Surtout, la Cour ajoute une précision procédurale déterminante en jugeant que la directive « s’oppose à ce que la charge de la preuve du caractère clair et compréhensible d’une clause contractuelle […] incombe au consommateur ». C’est donc au professionnel de démontrer qu’il a rempli son obligation de transparence. Cette inversion de la charge de la preuve a une valeur protectrice fondamentale. Elle contraint le prêteur à préconstituer la preuve d’une information complète et loyale, et soulage le consommateur d’un fardeau probatoire souvent impossible à rapporter.

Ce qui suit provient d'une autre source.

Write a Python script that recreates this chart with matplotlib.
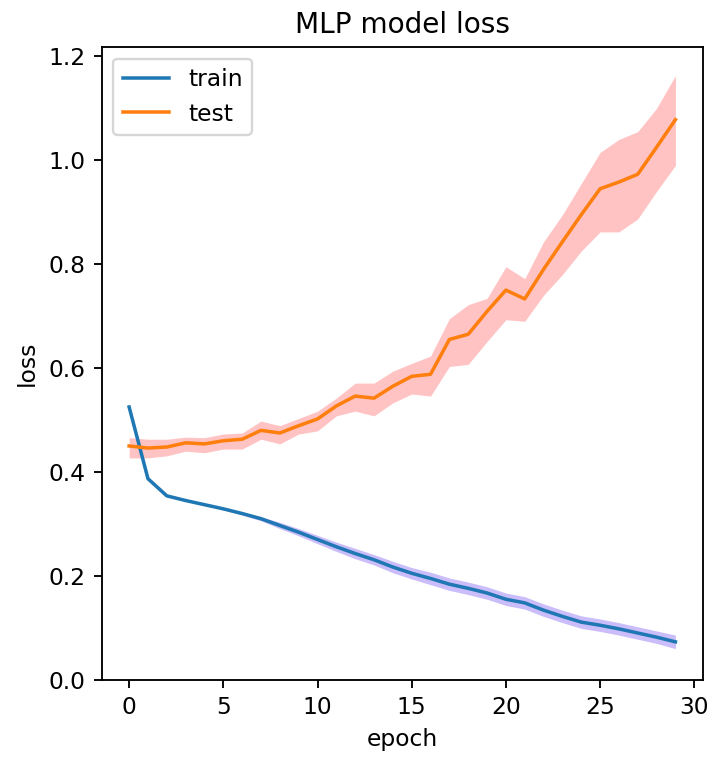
import matplotlib
matplotlib.use("Agg")
import matplotlib.pyplot as plt
import numpy as np

epochs = list(range(30))

train_mean = [0.525, 0.387, 0.354, 0.345, 0.337, 0.329, 0.320, 0.310, 0.297, 0.284,
              0.270, 0.256, 0.243, 0.231, 0.217, 0.205, 0.195, 0.184, 0.176, 0.167,
              0.155, 0.148, 0.134, 0.122, 0.111, 0.105, 0.098, 0.090, 0.082, 0.073]
train_low = [0.524, 0.386, 0.353, 0.344, 0.336, 0.327, 0.317, 0.306, 0.291, 0.277,
             0.262, 0.247, 0.233, 0.221, 0.206, 0.194, 0.183, 0.172, 0.164, 0.155,
             0.143, 0.136, 0.122, 0.110, 0.099, 0.093, 0.086, 0.078, 0.070, 0.060]
train_high = [0.526, 0.388, 0.355, 0.346, 0.338, 0.331, 0.323, 0.314, 0.303, 0.291,
              0.278, 0.265, 0.253, 0.241, 0.228, 0.216, 0.207, 0.196, 0.188, 0.179,
              0.167, 0.160, 0.146, 0.134, 0.123, 0.117, 0.110, 0.102, 0.094, 0.086]

test_mean = [0.450, 0.446, 0.448, 0.456, 0.454, 0.460, 0.463, 0.480, 0.475, 0.489,
             0.502, 0.527, 0.546, 0.542, 0.565, 0.584, 0.588, 0.655, 0.665, 0.709,
             0.750, 0.733, 0.790, 0.843, 0.895, 0.945, 0.958, 0.973, 1.025, 1.078]
test_low = [0.427, 0.427, 0.431, 0.440, 0.437, 0.444, 0.444, 0.463, 0.454, 0.473,
            0.479, 0.508, 0.517, 0.508, 0.533, 0.550, 0.546, 0.603, 0.607, 0.651,
            0.693, 0.690, 0.740, 0.780, 0.825, 0.862, 0.862, 0.887, 0.940, 0.990]
test_high = [0.466, 0.463, 0.463, 0.467, 0.466, 0.473, 0.475, 0.498, 0.489, 0.503,
             0.517, 0.542, 0.571, 0.571, 0.594, 0.609, 0.623, 0.695, 0.722, 0.734,
             0.795, 0.772, 0.843, 0.895, 0.955, 1.015, 1.040, 1.055, 1.100, 1.163]

DPI = 168
fig = plt.figure(figsize=(712 / DPI, 757 / DPI), dpi=DPI)
ax = fig.add_axes([0.143, 0.102, 0.844, 0.836])

ax.fill_between(epochs, train_low, train_high, color="#7b5cf0", alpha=0.4, linewidth=0)
ax.fill_between(epochs, test_low, test_high, color="#ff5555", alpha=0.35, linewidth=0)
ax.plot(epochs, train_mean, color="#1f77b4", label="train")
ax.plot(epochs, test_mean, color="#ff7f0e", label="test")

ax.set_ylim(0, 1.218)
ax.set_xticks([0, 5, 10, 15, 20, 25, 30])
ax.set_yticks([0.0, 0.2, 0.4, 0.6, 0.8, 1.0, 1.2])
ax.set_title("MLP model loss")
ax.set_xlabel("epoch")
ax.set_ylabel("loss")
ax.legend(loc="upper left")

fig.savefig("out.png", dpi=DPI)
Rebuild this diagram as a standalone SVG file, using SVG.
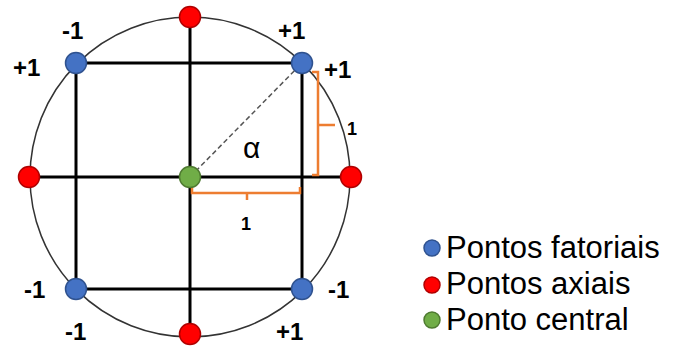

B. L’appréciation du déséquilibre significatif au détriment du consommateur
Enfin, la Cour se prononce sur l’appréciation du caractère abusif au sens de l’article 3, paragraphe 1, de la directive. Elle estime que des clauses qui font porter le risque de change sur l’emprunteur, sans le plafonner, sont susceptibles de créer un déséquilibre significatif. Le critère d’appréciation qu’elle propose est celui de l’attente raisonnable du professionnel. Le déséquilibre est caractérisé « dès lors que le professionnel ne pouvait raisonnablement s’attendre, en respectant l’exigence de transparence à l’égard du consommateur, à ce que ce dernier accepte, à la suite d’une négociation individuelle, un risque disproportionné de change qui résulte de telles clauses ».
Le sens de ce critère est d’introduire une forme de test de négociation hypothétique. Un consommateur normalement avisé et pleinement informé accepterait-il de supporter un risque de perte potentiellement illimité, tandis que le gain du professionnel est, lui, plafonné ? La réponse négative à cette question tend à démontrer le caractère déséquilibré de la clause. La portée de cette analyse est considérable : elle permet de juger abusive une clause, même transparente, si elle fait peser sur le consommateur un risque que la logique économique et l’équité contractuelle auraient dû faire partager, ou a minima plafonner. Cela ouvre la voie à une censure plus systématique des montages contractuels transférant unilatéralement et sans limite un risque financier majeur sur la partie la plus faible au contrat.